Our Lord Jesus desires to commune with us, His body gathered for worship, wanting very much to be in an intimate relationship with each of us. Our parish takes His invitation seriously, working to reveal Christ’s presence to us in every celebration of the Mass. He promised to be in our midst where two or three are gathered together in His name (Mt 18:20), and He can be seen, heard, tasted and felt through four different sources during each liturgy. Our level of awareness depends on our openness to His real presence.
The first source is us, the gathered assembly. Because we are the Body of Christ, His Church, each of us is called to manifest His presence and to be Christ for one another. We may welcome each other by moving into the center of the pew to allow others to more easily find a seat, and we proclaim Christ’s real presence with our full, active and conscious participation in the liturgy.
Christ also is revealed through the presider of the Mass, the priest, who is the head of His body now gathered. As the head, the priest calls us together and unites us with Christ and all the angels and saints in one unending hymn of thanks and praise. Through his prayerful work, we are privileged to be made One in Christ, to be taught by Christ through his homily, and to be fed by Christ at the Eucharistic table. Christ does through the priest what He did for his disciples.
The third way in which Christ is really present to us is in His proclaimed Word. With Vatican II the Liturgy of the Word was elevated to a balanced relationship with the Liturgy of the Eucharistic, rather than being seen in a supporting role. Christ speaks to us through the lectors and the deacon or priest proclaiming the Gospel, as well as through our united sung response in the responsorial psalm. He speaks to us in the homily, applying His Word to our lives today. We are not simply hearing about God; He is speaking to us directly.

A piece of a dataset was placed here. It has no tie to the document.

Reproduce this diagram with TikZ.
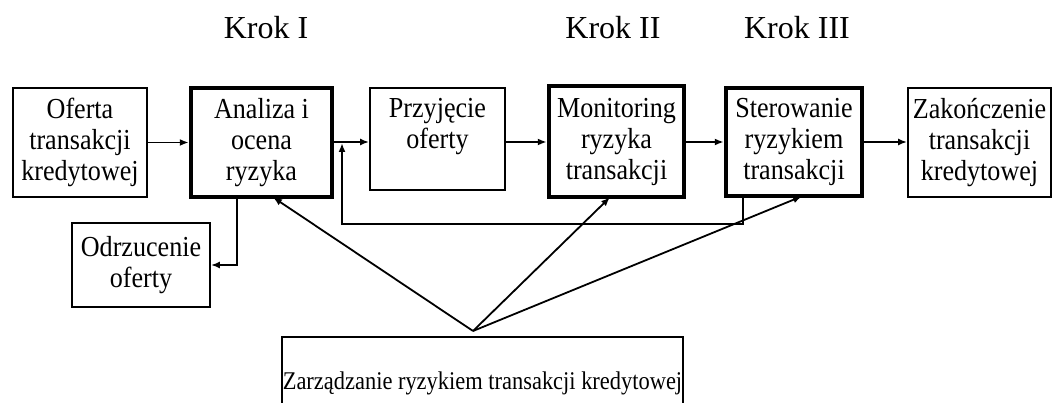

The fourth way is the most mysterious and wonderful way, in the consecrated bread and wine. The same Holy Spirit who hovered over chaos at God’s command, creating the heavens and earth and all that inhabit it, now hovers over bread and wine, changing its substance from just bread and wine into the very heart and soul of Jesus. We now behold His very self, given once again to us as food and drink in shared communion, so that once consumed, we can break and give ourselves as Him, to His beloved world. Something cosmic happens on the altar during the consecration, and if we recognize this, we are changed.
Jesus Christ is sacramentally present during our celebration of the Eucharist in four unique ways: in the assembly, his Body scattered, now gathered; in the priest presider, the head of the assembly, Christ, now present through him; in the Word proclaimed; and most specially, in consecrated bread and wine. Jesus Christ is sacramentally present to us, so that we might become Him, broken and shared so that God’s Kingdom will come on earth, as it is in heaven!